Movie-theatre phobia girl

2004-03-30T15:26:01.000Z

This is one of the many reasons why I cannot stand to go see a movie in the theatre anymore.  And the movie theatre chains have the balls to say they have to have the advertising revenue or they can’t afford to show movies.  Bullcrap.  They charge me EIGHT BUCKS to watch advertising???  And then there’s always some asshole chatting away the whole movie and then some other asshole’s cellphone goes off?  See, Tim, this is why something I used to do at least once, sometimes twice a week is no longer fun.  This is why I don’t go to the movies at the theatre.  I have a great couch and I can rent something for a quarter of the cost and watch it at home on a screen that’s large enough for me.  And that’s what I’ll continue to do, except for the drafthouse.  Long live the drafthouse!

la la boy

2004-03-30T17:43:24.000Z

I’ve been hitting the Arclight for special occasion movies.

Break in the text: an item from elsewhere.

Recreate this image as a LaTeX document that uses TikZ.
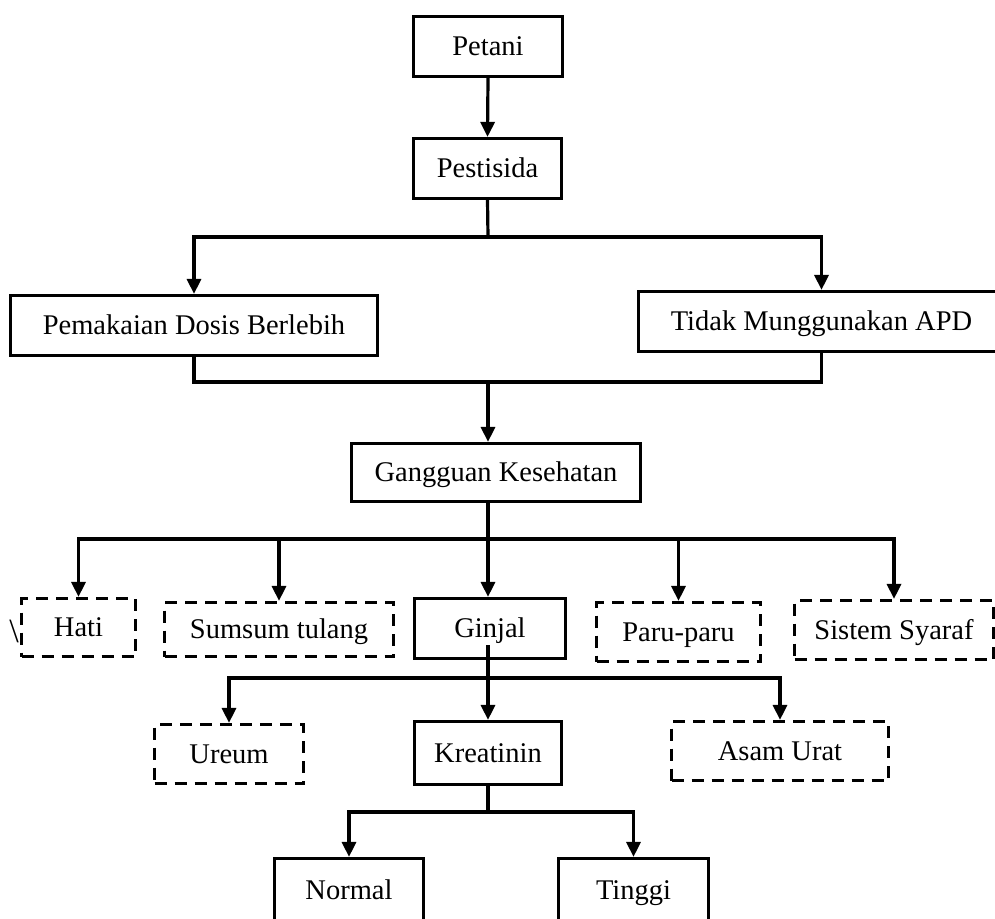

The reason I only go there for certain flicks is because the place charges 15 bucks a ticket on weekend nights. 10 bucks any other night. If you’re gonna spend that kind of money on a movie, it damn well better be a good one.

One of the reasons they charge so much is because they don’t show commercials. One of the few theaters I have seen in L.A. who have avoided the commercial trap. Of course, if these people one day go the way of the ACT III, then somebody’s getting firebombed.